Unfortunately, this new version instead fails to capture the spirit of the source material, leaving the viewer with a film that – ironically – lacks heat. There’s a flatness to the proceedings that undercuts the possibilities inherent to King’s work; parts of the film feel rushed and/or unfinished, with those cohesion-lacking moments impacting the rest of the film.

It’s not a BAD film – I’d argue that it’s better than the 1984 version, though that might be damning it with faint praise – but neither is it a particularly good one. Instead, we get something that feels disposable and unnecessary; if you’re not going to try and do anything new, why bother with a remake at all?

Correction: if you’re not going to try and do anything AT ALL, why bother?

Our early moments are filled with flashback. We see a baby in a crib and watch as the child’s surroundings burst into flames, the implication being that the baby is causing it. The opening credits roll across a bunch of grainy VHS-type footage spelling out some sort of experiment involving human subjects, hallucinogens and mind powers.

Present day. Young Charlie McGee (Ryan Kiera Armstrong) lives with her parents Andy (Zac Efron) and Vicky (Sydney Lemmon) in the suburbs. Charlie is different – the kids at school tease her and call her weird – and she is struggling with strange feelings inside her. We quickly learn that Andy and Vicky are both possessed of strange abilities – Andy can “push” people into obeying him, while Vicky is telekinetic (though she never uses that power) – and that Charlie’s own innate gifts are growing … and growing faster than her ability to fully control them.

When Charlie’s ability – pyrokinesis, the creation and control of fire – manifests itself publicly and dangerously, we discover that the reason for the low-key lifestyle of the McGees springs from the fact that the shadowy agency responsible for the experiments – DSI – has been hunting them for years. And with new director Captain Hollister (Gloria Reuben) in charge, this evidence of the McGees is all that is needed to redouble their efforts.

Specifically, Hollister enlists a mysterious man called Rainbird (Michael Greyeyes), an assassin who shares some of the same abilities as the McGees, to track down and bring Charlie into DSI custody. Andy and Vicky are deemed expendable.

And so, we see Andy and Charlie go on the run. They’re unsure who – if anyone – they can trust, and so are left to navigate the world as best they can. Andy’s abilities prove helpful, but even that is a double-edged sword – each usage of his power causes unknown damage – while Charlie’s strength only grows greater, even as her control lags behind.

To have any hope of living a normal life, they will have to find away to rid themselves of Rainbird and DSI once and for all. Will Charlie be able to find it within herself to fight back? Or are the McGees doomed to be consigned to dark experimentation forever?

Among the many issues with “Firestarter” is the fact that not a lot really happens. This is a movie that is so enamored of its own expository explanations that it never really moves much beyond that. The plot – such as it is – is more a series of information dumps, with each beat serving more to spell out the details than anything else. There are a couple of action set pieces, but for the most part, this film is very much about telling rather than showing.

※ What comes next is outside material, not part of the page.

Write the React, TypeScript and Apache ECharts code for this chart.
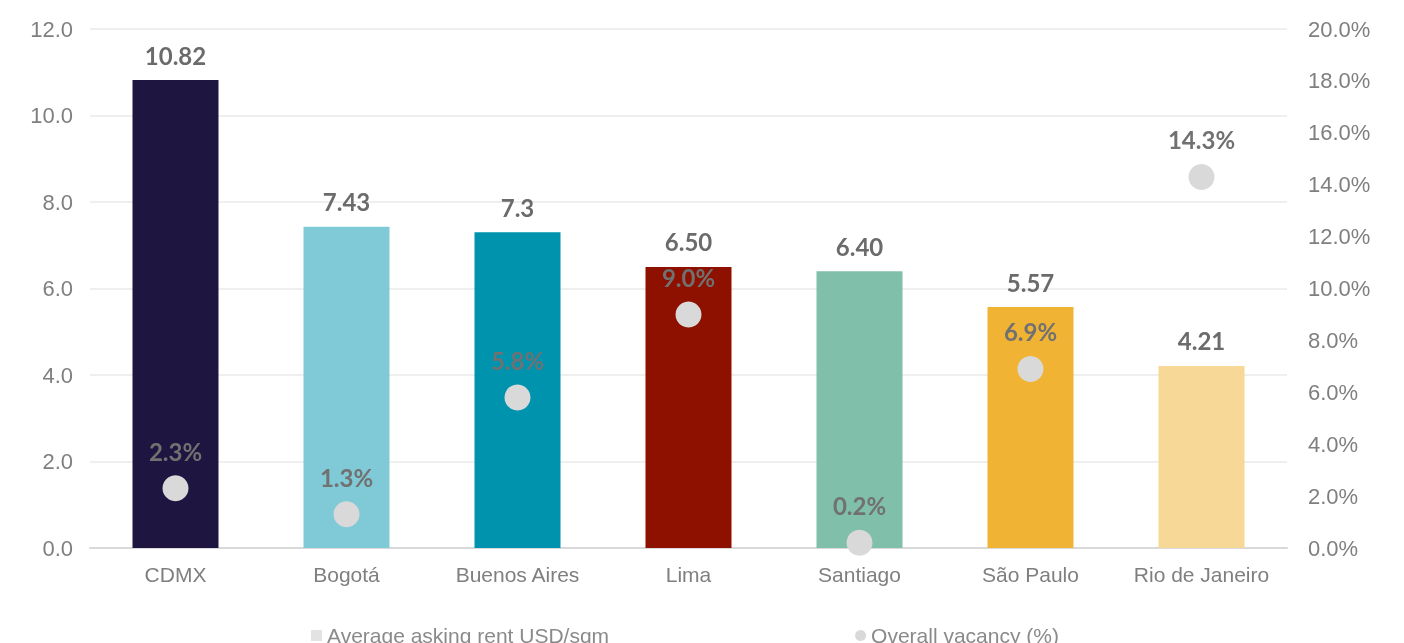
import React, { useEffect, useRef } from "react";
import * as echarts from "echarts";

const categories = ["CDMX", "Bogotá", "Buenos Aires", "Lima", "Santiago", "São Paulo", "Rio de Janeiro"];
const rentValues = [10.82, 7.43, 7.3, 6.5, 6.4, 5.57, 4.21];
const rentLabels = ["10.82", "7.43", "7.3", "6.50", "6.40", "5.57", "4.21"];
const barColors = ["#1e1640", "#80c9d6", "#0093ae", "#8e1100", "#80bfaa", "#f0b333", "#f7d896"];
const vacancyValues = [2.3, 1.3, 5.8, 9.0, 0.2, 6.9, 14.3];
const leftTicks = { min: 0, max: 12, interval: 2 };
const rightTicks = { min: 0, max: 20, interval: 2 };

const axisFont = "Liberation Sans, Arial, sans-serif";
const boldFont = "Lato, sans-serif";

export default function App() {
  const ref = useRef<HTMLDivElement>(null);
  useEffect(() => {
    if (!ref.current) return;
    const chart = echarts.init(ref.current, null, { renderer: "svg" });
    chart.setOption({
      animation: false,
      grid: { left: 90, right: 117, top: 29, bottom: 95 },
      legend: {
        left: 306,
        top: 620,
        itemGap: 246,
        itemWidth: 11,
        itemHeight: 11,
        textStyle: { color: "#8a8a8a", fontSize: 21, fontFamily: axisFont },
        data: [
          { name: "Average asking rent USD/sqm", icon: "rect" },
          { name: "Overall vacancy (%)", icon: "circle" },
        ],
      },
      xAxis: {
        type: "category",
        data: categories,
        axisTick: { show: false },
        axisLine: { lineStyle: { color: "#d9d9d9", width: 2 } },
        axisLabel: { color: "#7f7f7f", fontSize: 21, fontFamily: axisFont, margin: 16, interval: 0 },
      },
      yAxis: [
        {
          type: "value",
          ...leftTicks,
          axisLabel: {
            color: "#7f7f7f",
            fontSize: 22,
            fontFamily: axisFont,
            margin: 17,
            formatter: (v: number) => v.toFixed(1),
          },
          axisLine: { show: false },
          axisTick: { show: false },
          splitLine: { lineStyle: { color: "#efefef", width: 2 } },
        },
        {
          type: "value",
          ...rightTicks,
          position: "right",
          axisLabel: {
            color: "#7f7f7f",
            fontSize: 22,
            fontFamily: axisFont,
            margin: 21,
            align: "left",
            formatter: (v: number) => v.toFixed(1) + "%",
          },
          axisLine: { show: false },
          axisTick: { show: false },
          splitLine: { show: false },
        },
      ],
      series: [
        {
          name: "Average asking rent USD/sqm",
          type: "bar",
          yAxisIndex: 0,
          barWidth: 86,
          itemStyle: { color: "#e3e3e3" },
          data: rentValues.map((v, i) => ({ value: v, itemStyle: { color: barColors[i] } })),
          label: {
            show: true,
            position: "top",
            distance: 13,
            color: "#6b6b6b",
            fontSize: 24,
            fontWeight: "bold",
            fontFamily: boldFont,
            formatter: (p: any) => rentLabels[p.dataIndex],
          },
          z: 2,
        },
        {
          name: "Overall vacancy (%)",
          type: "scatter",
          yAxisIndex: 1,
          symbol: "circle",
          symbolSize: 26,
          itemStyle: { color: "#d9d9d9", opacity: 1 },
          data: vacancyValues,
          label: {
            show: true,
            position: "top",
            distance: 12,
            color: "#717171",
            fontSize: 24,
            fontWeight: "bold",
            fontFamily: boldFont,
            formatter: (p: any) => Number(p.value).toFixed(1) + "%",
          },
          z: 3,
        },
      ],
    });
    return () => chart.dispose();
  }, []);
  return (
    <div
      ref={ref}
      style={{ position: "fixed", left: 0, top: 0, width: 1404, height: 643 }}
    />
  );
}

That wouldn’t have been so bad if the filmmakers had taken better advantage of the literary source material. Sure, it’s a lesser work from King, but even King’s lower-tier stuff has more workable ideas than the best writing from almost anyone else. Instead, we get a cinematic slog, a movie that manages to come off as largely empty while ALSO feeling interminably long despite a sub-100-minute runtime.

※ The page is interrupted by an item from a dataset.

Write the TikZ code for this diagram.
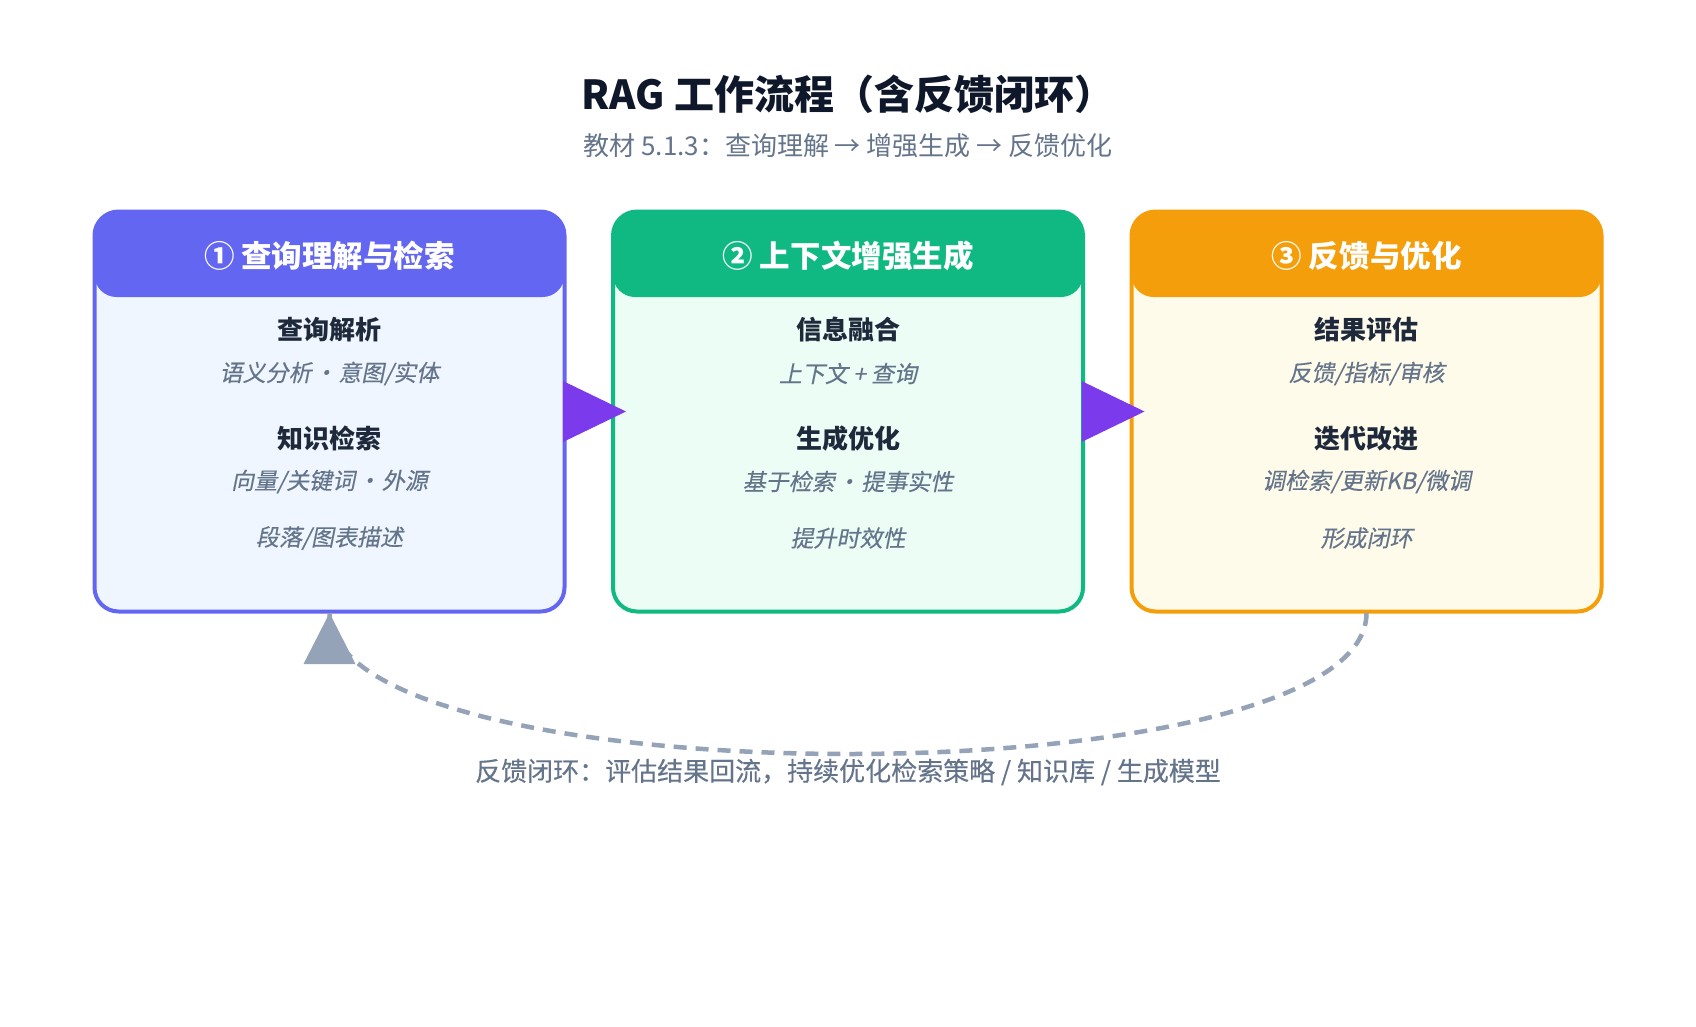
\documentclass[tikz,border=0pt]{standalone}
\usepackage{fontspec}
\setmainfont{Noto Sans CJK SC}
\newfontfamily\slfont{Noto Sans CJK SC}[FakeSlant=0.2,FakeBold=0.3]
\newfontfamily\mdfont{Noto Sans CJK SC}[FakeBold=0.3]
\usetikzlibrary{arrows.meta}
\definecolor{titlec}{HTML}{0F172A}
\definecolor{subc}{HTML}{64748B}
\definecolor{headc}{HTML}{1E293B}
\definecolor{fbc}{HTML}{94A3B8}
\definecolor{arrc}{HTML}{7C3AED}
\definecolor{cA}{HTML}{6366F1}
\definecolor{fA}{HTML}{EFF6FF}
\definecolor{cB}{HTML}{10B981}
\definecolor{fB}{HTML}{ECFDF5}
\definecolor{cC}{HTML}{F59E0B}
\definecolor{fC}{HTML}{FFFBEB}
\newcommand{\mybul}{\hspace{0.08em}•\hspace{0.08em}}
\tikzset{
  panel/.style={rectangle, rounded corners=24pt, minimum width=470pt, minimum height=400pt, line width=4pt, inner sep=0pt, outer sep=0pt},
  hdr/.style={rectangle, rounded corners=22pt, minimum width=470pt, minimum height=85.5pt, inner sep=0pt, outer sep=0pt, anchor=north},
  htext/.style={font=\fontsize{30.5}{36}\selectfont\bfseries, text=white, inner sep=0pt},
  subhead/.style={font=\fontsize{26}{32}\selectfont\bfseries, text=headc, inner sep=0pt},
  itline/.style={font=\slfont\fontsize{23}{28}\selectfont, text=subc, inner sep=0pt},
  fwd/.style={fill=arrc},
  fbline/.style={draw=fbc, line width=4.5pt, dash pattern=on 13pt off 9pt},
}
\begin{document}
\begin{tikzpicture}[x=1pt,y=-1pt]
\useasboundingbox[fill=white] (0,0) rectangle (1696,1026);

% titles
\node[font=\fontsize{40}{48}\selectfont\bfseries, text=titlec, inner sep=0pt] (title) at (848,94) {RAG 工作流程（含反馈闭环）};
\node[font=\fontsize{26}{32}\selectfont, text=subc, inner sep=0pt] (subtitle) at (848,146) {教材 5.1.3：查询理解 → 增强生成 → 反馈优化};

% panels
\node[panel, fill=fA, draw=cA] (b1) at (329.5,411.5) {};
\node[hdr, fill=cA] (h1) at (b1.north) {};
\node[panel, fill=fB, draw=cB] (b2) at (848,411.5) {};
\node[hdr, fill=cB] (h2) at (b2.north) {};
\node[panel, fill=fC, draw=cC] (b3) at (1366.5,411.5) {};
\node[hdr, fill=cC] (h3) at (b3.north) {};

% panel 1
\node[htext] (t1) at (329.5,256) {① 查询理解与检索};
\node[subhead] (s11) at (329.5,330) {查询解析};
\node[itline] (i11) at (329.5,373.5) {语义分析\mybul 意图/实体};
\node[subhead] (s12) at (329.5,438.5) {知识检索};
\node[itline] (i12) at (329.5,481.5) {向量/关键词\mybul 外源};
\node[itline] (i13) at (329.5,538) {段落/图表描述};

% panel 2
\node[htext] (t2) at (848,256) {② 上下文增强生成};
\node[subhead] (s21) at (848,330) {信息融合};
\node[itline] (i21) at (848,373.5) {上下文 + 查询};
\node[subhead] (s22) at (848,438.5) {生成优化};
\node[itline] (i22) at (848,481.5) {基于检索\mybul 提事实性};
\node[itline] (i23) at (848,538) {提升时效性};

% panel 3
\node[htext] (t3) at (1366.5,256) {③ 反馈与优化};
\node[subhead] (s31) at (1366.5,330) {结果评估};
\node[itline] (i31) at (1366.5,373.5) {反馈/指标/审核};
\node[subhead] (s32) at (1366.5,438.5) {迭代改进};
\node[itline] (i32) at (1366.5,481.5) {调检索/更新KB/微调};
\node[itline] (i33) at (1366.5,538) {形成闭环};

% forward arrows
\fill[fwd] ([xshift=-1.5pt]b1.east) ++(0,-30.5) -- ++(63,30.5) -- ++(-63,30.5) -- cycle;
\fill[fwd] ([xshift=-1.5pt]b2.east) ++(0,-30.5) -- ++(63,30.5) -- ++(-63,30.5) -- cycle;

% feedback loop
\draw[fbline] ([yshift=-1.5pt]b3.south) .. controls +(0,188) and +(0,188) .. ([yshift=-1.5pt]b1.south);
\fill[fbc] ([yshift=-1.5pt]b1.south) -- ++(26,51) -- ++(-52,0) -- cycle;
\node[font=\mdfont\fontsize{26}{32}\selectfont, text=subc, inner sep=0pt] (fblabel) at (848,772) {反馈闭环：评估结果回流，持续优化检索策略 / 知识库 / 生成模型};
\end{tikzpicture}
\end{document}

Basically, it’s more or less the same movie we already saw. And yes, it’s slightly more well-executed, but only slightly; it’s certainly not enough to justify the remake.

And that’s the biggest problem. This movie brings nothing new to the table, content to simply rehash the original film and call it a day. Even the more dated aspects of the book/film are left in, with the filmmakers seemingly bringing nothing innovative or inspired to the production. Even the promotional posters look stunningly similar; there really is a Pam Beesly “They’re the same picture” meme vibe to it all.

The performances are meh. Young Armstrong is OK, but she’s never really given much to do beyond some moments of targeted screaming. Zac Efron is … not a dad. He’s not there yet and I don’t know if he ever will be, but right now, his daddish efforts are more (unintentionally) hilarious than anything else. Greyeyes is suitably spooky, but you’ll probably find yourself wanting to know more about his deal. Everyone else – Lemmon, Reuben, John Beasley, etc. – is a glorified plot device, contributing to the ongoing exposition. Oh, and Kurtwood Smith – who I love – shows up for a single inexplicable scene that I can’t even spoil because it makes no sense.

(Note: John Carpenter worked on the score, which has major ‘80s horror synth vibes and might well be the best part of the whole movie.)

“Firestarter” isn’t good, but it also isn’t even bad enough to be enjoyable. Instead, it is merely inconsequential, a movie that will almost certainly be quickly forgotten and not missed. Rather than roaring flames, we get dying embers, a fire that barely began to burn before sputtering out.